Un appel au président de la République
La motion (ci-dessous), de trois pages et 1 300 mots, a été approuvée par 91 voix pour et 1 voix contre. Elle sollicite le président de la République pour qu’il tienne ses engagements pris à Belfort en 2015, qu’il étudie les propositions de diversification, qu’il prenne les mesures à la préservation de l’emploi et de l’industrie à Belfort et qu’il reçoive les élus du Territoire pour aborder la situation.
Elle sera transmise à l’ensemble des communes et collectivités du Territoire de Belfort, « pour que l’ensemble du territoire puisse s’en saisir », a conclu Damien Meslot. « Les seuls combats perdus d’avance sont ceux que l’on ne mène pas », a-t-il glissé, paraphrasant Jacques Chirac. Les élus sont en marche contre la fatalité.

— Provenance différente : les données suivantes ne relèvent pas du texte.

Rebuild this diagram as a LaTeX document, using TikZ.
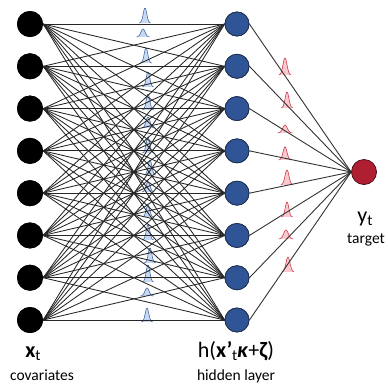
\documentclass[tikz,border=0pt]{standalone}
\usepackage{fontspec}
\setmainfont{Carlito}
\definecolor{nblue}{HTML}{2F5597}
\definecolor{nbluedark}{HTML}{1F2F4F}
\definecolor{nred}{HTML}{B01E32}
\definecolor{nreddark}{HTML}{4A0C14}
\definecolor{bbfill}{HTML}{C8D8F0}
\definecolor{bbline}{HTML}{4468A8}
\definecolor{rbfill}{HTML}{F9C9D0}
\definecolor{rbline}{HTML}{D0384C}
\tikzset{
  inp/.style={circle,fill=black,minimum size=26pt,inner sep=0pt},
  hid/.style={circle,fill=nblue,draw=nbluedark,line width=0.8pt,minimum size=24pt,inner sep=0pt},
  outn/.style={circle,fill=nred,draw=nreddark,line width=0.8pt,minimum size=25pt,inner sep=0pt},
  conn/.style={draw=black!85,line width=0.85pt},
  conn2/.style={draw=black!80,line width=0.9pt},
  bbump/.style={draw=bbline,fill=bbfill,line width=0.6pt},
  rbump/.style={draw=rbline,fill=rbfill,line width=0.6pt},
  biglab/.style={font=\fontsize{22}{24}\selectfont,anchor=base,inner sep=0pt},
  smalllab/.style={font=\fontsize{15.5}{17}\selectfont,anchor=base,inner sep=0pt}
}
\newcommand{\gb}[5]{\path[#5] plot[domain=-3.2:3.2,samples=40,smooth] ({#1+#4*\x},{#2-#3*exp(-(\x)^2/2)});}
\newcommand{\mysub}[1]{\raisebox{-0.35ex}{\scalebox{0.7}{#1}}}
\begin{document}
\begin{tikzpicture}[x=1pt,y=-1pt]
\useasboundingbox (0,0) rectangle (388,384);
% blue bumps
\foreach \bx/\by/\bh/\bs in {145/23/15/1.8,143/37/8/2.1,146/63/15/1.8,148/87/15/1.8,148/110/16/1.8,148/128/11/2.0,148/153/16/1.8,150/175/15/1.8,148/192/10/2.0,148/217/12/1.8,148/240/15/1.8,150/263/15/1.8,148/282/17/1.8,147/296/8/2.1,147/322/14/1.8}
  {\gb{\bx}{\by}{\bh}{\bs}{bbump}}
% red bumps
\foreach \bx/\by/\bh/\bs in {285/75/17/2.0,287/108/16/1.9,285/133/8/2.3,285/160/13/2.0,287/185/15/2.0,287/217/15/1.8,286/239/9/2.3,288/272/15/2.0}
  {\gb{\bx}{\by}{\bh}{\bs}{rbump}}
% nodes
\foreach \i in {1,...,8} {
  \node[inp] (x\i) at (30,{24+(\i-1)*42.29}) {};
  \node[hid] (h\i) at (237,{24+(\i-1)*42.29}) {};
}
\node[outn] (y) at (364,172) {};
% connectors
\foreach \i in {1,...,8} {
  \foreach \j in {1,...,8} {
    \draw[conn] (x\i.east) -- (h\j.west);
  }
  \draw[conn2] (h\i.east) -- (y.west);
}
% redraw nodes on top
\foreach \i in {1,...,8} {
  \node[inp] at (x\i) {};
  \node[hid] at (h\i) {};
}
% labels
\node[biglab] (xl) at (33,357) {\textbf{x}\mysub{t}};
\node[smalllab] (cl) at (42,380) {covariates};
\node[biglab] (hl) at (236,357) {h(\textbf{x’}\mysub{t}\textbf{\textit{κ}}+\textbf{ζ})};
\node[smalllab] (hll) at (236,380) {hidden layer};
\node[biglab] (yl) at (365,222) {y\mysub{t}};
\node[smalllab] (tl) at (366,243) {target};
\end{tikzpicture}
\end{document}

Des activités ont déjà quitté Belfort
La motion approuvée par les élus rappelle que General Electric multiplie les annonces défavorables aux sites de Belfort. Elle liste quelques décisions :
– l’activité d’impression 3D sera implantée à Greenville ;
– les équipes de direction, les brevets, les activités commerciales et de gestion de projet (profitables) sont transférées en Suisse et aux États-Unis ;
– la fabrication de pièces stratégiques et l’assemblage de 3 modèles de turbines ont été transférés de Belfort à Greenville ;
– les politiques successives de réduction des coûts impactent la qualité des produits depuis 2008 et toute nouvelle suppression de postes pourrait menacer la pérennité des activités du site.